ただ、離婚すること以外は何も決まっていません。今の家にどちらが住むのか、子どもは誰と住むのか、生活費はどうするのか、財産分与の仕方もわかりません。どのようにすれば、夫とスムーズに話を進められるでしょうか?
解説
離婚をすること自体に夫婦で合意できていれば、方法を間違えなければスムーズに離婚できます。大事なことは、決まっていないことについて夫婦の一方の判断だけで勝手に動かないことです。この事例でいうと、離婚が決まっているはずの3月より前に妻が子ども連れて別居してしまったり、夫名義の通帳を勝手に持っていったりすることです。

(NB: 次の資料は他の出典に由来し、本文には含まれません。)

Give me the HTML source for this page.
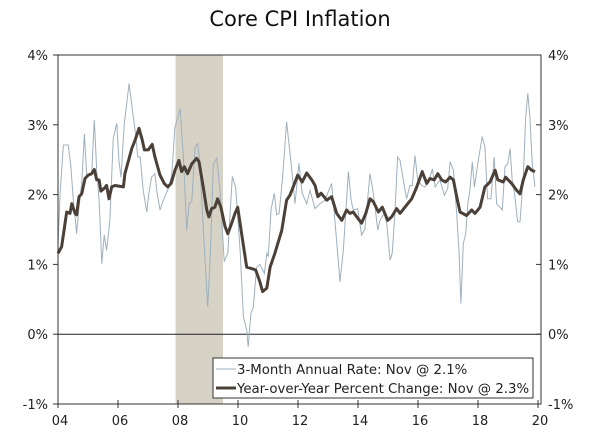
<!DOCTYPE html>
<html><head><meta charset="utf-8"><style>
body{margin:0;background:#fff;}
svg{display:block;font-family:"DejaVu Sans","Liberation Sans",sans-serif;}
</style></head><body>
<svg id="chart" width="600" height="435">
<text x="300" y="26" text-anchor="middle" font-size="21" fill="#111">Core CPI Inflation</text>
<g id="plot"></g>
</svg>
<script>
const recession = [2007.92, 2009.5];
const yTicks = [-1, 0, 1, 2, 3, 4];
const xTickYears = [2004, 2006, 2008, 2010, 2012, 2014, 2016, 2018, 2020];
const xTickLabels = ["04","06","08","10","12","14","16","18","20"];
const yoyDates = [2004.0,2004.12,2004.29,2004.4,2004.46,2004.57,2004.62,2004.7,2004.79,2004.9,2005.01,2005.12,2005.21,2005.29,2005.37,2005.43,2005.54,2005.62,2005.7,2005.79,2005.9,2006.18,2006.23,2006.46,2006.57,2006.7,2006.81,2006.88,2007.01,2007.14,2007.23,2007.4,2007.54,2007.66,2007.77,2007.9,2008.03,2008.12,2008.21,2008.32,2008.46,2008.62,2008.7,2008.84,2008.96,2009.03,2009.12,2009.23,2009.32,2009.43,2009.57,2009.66,2009.79,2009.9,2009.99,2010.12,2010.29,2010.46,2010.59,2010.73,2010.82,2010.96,2011.07,2011.23,2011.46,2011.62,2011.73,2011.84,2011.99,2012.14,2012.29,2012.46,2012.57,2012.66,2012.77,2012.96,2013.12,2013.29,2013.46,2013.62,2013.73,2013.84,2013.96,2014.12,2014.26,2014.4,2014.51,2014.68,2014.81,2014.99,2015.12,2015.29,2015.4,2015.62,2015.79,2015.96,2016.14,2016.29,2016.4,2016.54,2016.66,2016.79,2016.92,2017.07,2017.18,2017.29,2017.4,2017.62,2017.79,2017.9,2018.07,2018.23,2018.4,2018.57,2018.66,2018.84,2018.92,2019.12,2019.29,2019.4,2019.51,2019.66,2019.79,2019.9];
const yoyValues = [1.16,1.25,1.75,1.73,1.87,1.73,1.71,1.97,2.01,2.23,2.28,2.30,2.36,2.21,2.21,2.05,2.09,2.13,1.94,2.11,2.13,2.11,2.30,2.66,2.78,2.95,2.78,2.64,2.64,2.72,2.54,2.28,2.16,2.11,2.16,2.35,2.49,2.33,2.40,2.30,2.44,2.52,2.47,2.11,1.78,1.68,1.80,1.82,1.94,1.82,1.54,1.44,1.59,1.73,1.82,1.44,0.96,0.94,0.92,0.75,0.61,0.66,0.96,1.16,1.49,1.92,1.99,2.11,2.28,2.18,2.31,2.21,2.13,1.97,2.02,1.92,1.97,1.73,1.63,1.78,1.73,1.75,1.68,1.59,1.73,1.94,1.90,1.75,1.82,1.63,1.68,1.80,1.73,1.85,1.94,2.11,2.33,2.16,2.23,2.21,2.30,2.21,2.18,2.25,2.21,1.97,1.75,1.70,1.78,1.73,1.82,2.11,2.18,2.35,2.21,2.18,2.25,2.16,2.06,2.01,2.21,2.40,2.35,2.33];
const m3Dates = [2004.0,2004.07,2004.18,2004.34,2004.43,2004.51,2004.59,2004.62,2004.7,2004.79,2004.88,2004.96,2005.03,2005.12,2005.21,2005.29,2005.37,2005.46,2005.54,2005.62,2005.73,2005.84,2005.96,2006.03,2006.1,2006.21,2006.37,2006.48,2006.57,2006.66,2006.74,2006.84,2006.96,2007.03,2007.12,2007.23,2007.29,2007.4,2007.51,2007.68,2007.79,2007.9,2008.07,2008.18,2008.29,2008.37,2008.46,2008.57,2008.66,2008.73,2008.84,2008.99,2009.07,2009.18,2009.29,2009.4,2009.54,2009.66,2009.81,2009.92,2010.07,2010.18,2010.29,2010.34,2010.43,2010.51,2010.62,2010.73,2010.88,2010.96,2011.01,2011.1,2011.21,2011.29,2011.37,2011.48,2011.62,2011.77,2011.9,2012.03,2012.14,2012.29,2012.4,2012.57,2012.73,2012.9,2013.01,2013.12,2013.23,2013.4,2013.51,2013.68,2013.77,2013.84,2013.99,2014.12,2014.23,2014.4,2014.51,2014.66,2014.73,2014.88,2014.96,2015.07,2015.14,2015.23,2015.32,2015.4,2015.51,2015.62,2015.73,2015.81,2015.9,2015.99,2016.12,2016.23,2016.34,2016.48,2016.57,2016.73,2016.88,2016.99,2017.07,2017.18,2017.29,2017.37,2017.43,2017.51,2017.59,2017.66,2017.73,2017.81,2017.88,2018.01,2018.14,2018.23,2018.32,2018.43,2018.54,2018.62,2018.73,2018.81,2018.9,2018.99,2019.07,2019.14,2019.23,2019.32,2019.4,2019.51,2019.59,2019.66,2019.73,2019.81,2019.9];
const m3Values = [1.25,2.02,2.71,2.71,2.40,1.92,1.59,1.44,1.82,2.16,2.87,2.25,2.30,2.28,3.07,2.35,1.92,1.01,1.42,1.20,1.63,2.80,3.02,2.49,2.25,3.02,3.59,3.21,2.92,2.54,2.54,2.06,1.75,2.02,2.25,2.30,2.06,1.78,1.92,2.09,2.28,2.97,3.23,2.54,1.49,1.87,1.90,2.68,2.73,2.44,1.54,0.39,1.06,2.44,2.52,2.06,1.04,1.16,2.26,2.11,1.20,0.25,0.06,-0.18,0.30,0.39,0.96,1.00,0.87,1.16,1.11,1.78,2.02,1.71,1.73,2.21,3.04,2.45,1.87,2.45,2.02,1.87,2.06,1.80,1.87,1.92,2.04,2.16,1.63,0.75,1.20,2.33,1.92,1.78,1.80,1.42,1.51,2.30,2.02,1.49,1.63,1.73,1.58,1.06,1.16,1.73,2.54,2.49,2.21,1.94,2.13,2.13,2.56,2.21,2.13,2.11,2.16,2.37,2.11,2.21,1.99,2.09,2.47,2.35,1.73,1.16,0.44,1.30,1.44,1.87,2.06,2.47,2.11,2.49,2.83,2.68,1.94,1.94,2.54,1.87,1.82,1.78,2.40,2.44,2.66,2.21,1.97,1.61,1.61,2.25,3.11,3.45,3.11,2.44,2.11];

const L=58, R=541, T=55, B=404;
const X0=2004, X1=2020.1, Y0=-1, Y1=4;
const xs = v => L + (v - X0) / (X1 - X0) * (R - L);
const ys = v => B - (v - Y0) / (Y1 - Y0) * (B - T);
const NS="http://www.w3.org/2000/svg";
const g=document.getElementById('plot');
function mk(tag, attrs){const e=document.createElementNS(NS,tag);for(const k in attrs)e.setAttribute(k,attrs[k]);g.appendChild(e);return e;}

const rec=mk('rect',{x:xs(recession[0]),y:T,width:xs(recession[1])-xs(recession[0]),height:B-T,fill:'#d6d2c6'});



const zl=mk('line',{x1:L,x2:R,y1:ys(0),y2:ys(0),stroke:'#222','stroke-width':1});



function pathFrom(d,v){return d.map((t,i)=>(i?'L':'M')+xs(t).toFixed(1)+','+ys(v[i]).toFixed(1)).join('');}
const p3=mk('path',{d:pathFrom(m3Dates,m3Values),fill:'none',stroke:'#9fb0bd','stroke-width':1});


const py=mk('path',{d:pathFrom(yoyDates,yoyValues),fill:'none',stroke:'#4a4038','stroke-width':3,'stroke-linejoin':'round'});



const fr=mk('rect',{x:L,y:T,width:R-L,height:B-T,fill:'none',stroke:'#333','stroke-width':1});



yTicks.forEach(v=>{
  const y=ys(v);
  const t1=mk('line',{x1:L-5,x2:L,y1:y,y2:y,stroke:'#333'});
  
  
  const t2=mk('line',{x1:R-5,x2:R,y1:y,y2:y,stroke:'#333'});
  
  
  const a=mk('text',{x:L-10,y:y+5,'text-anchor':'end','font-size':13,fill:'#222'});
  a.textContent=v+'%';
  
  
  const b=mk('text',{x:R+7,y:y+5,'text-anchor':'start','font-size':13,fill:'#222'});
  b.textContent=v+'%';
  
  
});
xTickYears.forEach((yr,i)=>{
  const x=xs(yr);
  const t=mk('line',{x1:x,x2:x,y1:B-4,y2:B+4,stroke:'#333'});
  
  
  const lb=mk('text',{x:x+2,y:B+21,'text-anchor':'middle','font-size':13,fill:'#222'});
  lb.textContent=xTickLabels[i];
  
  
});

const lg=mk('rect',{x:213,y:358,width:320,height:40,fill:'#fff',stroke:'#333','stroke-width':1});


const l1=mk('line',{x1:216,x2:236,y1:369,y2:369,stroke:'#9fb0bd','stroke-width':1});


const t1=mk('text',{x:237,y:374,'font-size':13.3,fill:'#222'});
t1.textContent='3-Month Annual Rate: Nov @ 2.1%';


const l2=mk('line',{x1:216,x2:236,y1:388,y2:388,stroke:'#4a4038','stroke-width':3});


const t2=mk('text',{x:237,y:393,'font-size':13.3,fill:'#222'});
t2.textContent='Year-over-Year Percent Change: Nov @ 2.3%';


</script>
</body></html>
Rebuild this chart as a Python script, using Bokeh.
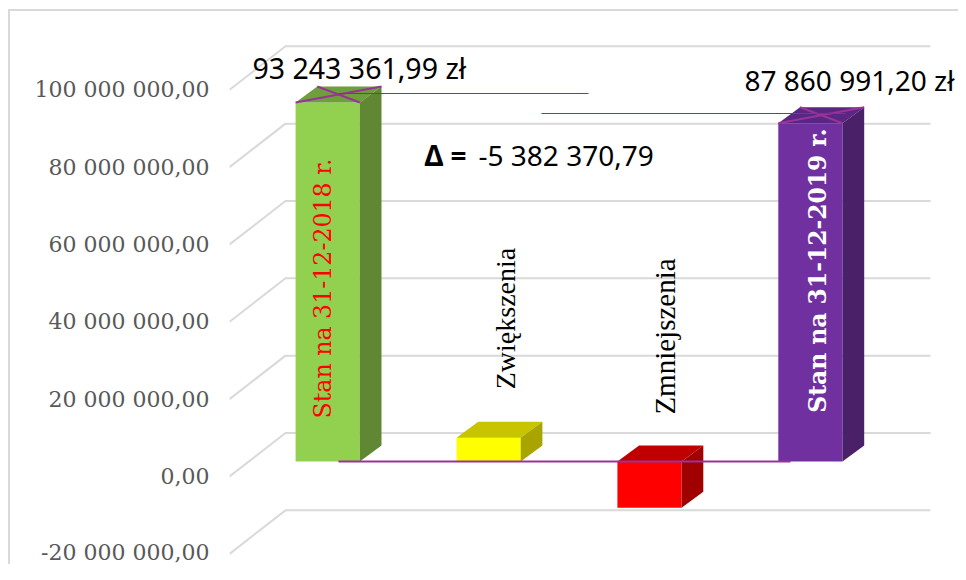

話し合いで決まっていないことを、一方的に実行すると、された方は被害者意識が芽生え、相手に報復しようと、『相手の思い通りにさせないこと』を中心に行動を取るようになります。そうすると、こちらからいくら建設的な提案をしても拒否され、離婚協議が長引くことになります。
また、経済的な面では、『取れるだけお金を取ってやろう』と相手に思われないことが重要です。養育費を求める場合には、遅くても大学卒業の22歳まで区切り、浪人した場合は延長させるなど不確定な期限を提示しないことが早期の協議成立のポイントです。財産分与について住宅ローンの残高を踏まえた提案をすることが望ましいです。ローンを無視して預貯金の2分の1を求めても、相手(夫)からすれば、老後資金が取られるという意識が強くなり、自分を守るために、こちらの提案に対する拒否反応が強くなります。財産分与では、夫婦双方の名義の資産を全て明らかにしたうえで、具体的でかつ高額すぎない金額を提示することが大事です。
離婚協議で正当な権利を主張することは、当然の前提です。ただ、協議が長引くことによる心労もあり得ることで、早期の合意成立との関係でバランスのとれた主張をすることが大事です。
これまでの解説は離婚自体に双方の合意があり、話し合いが可能であることが前提です。暴力やモラハラが激しいなど話し合い自体が困難であれば、自分の判断だけで、子どもを連れて別居することも一つの方法かもしれません。
もちろん、事前に合意のない別居は最終手段ですので、話し合いの余地が本当にないのか、慎重な判断が求められます。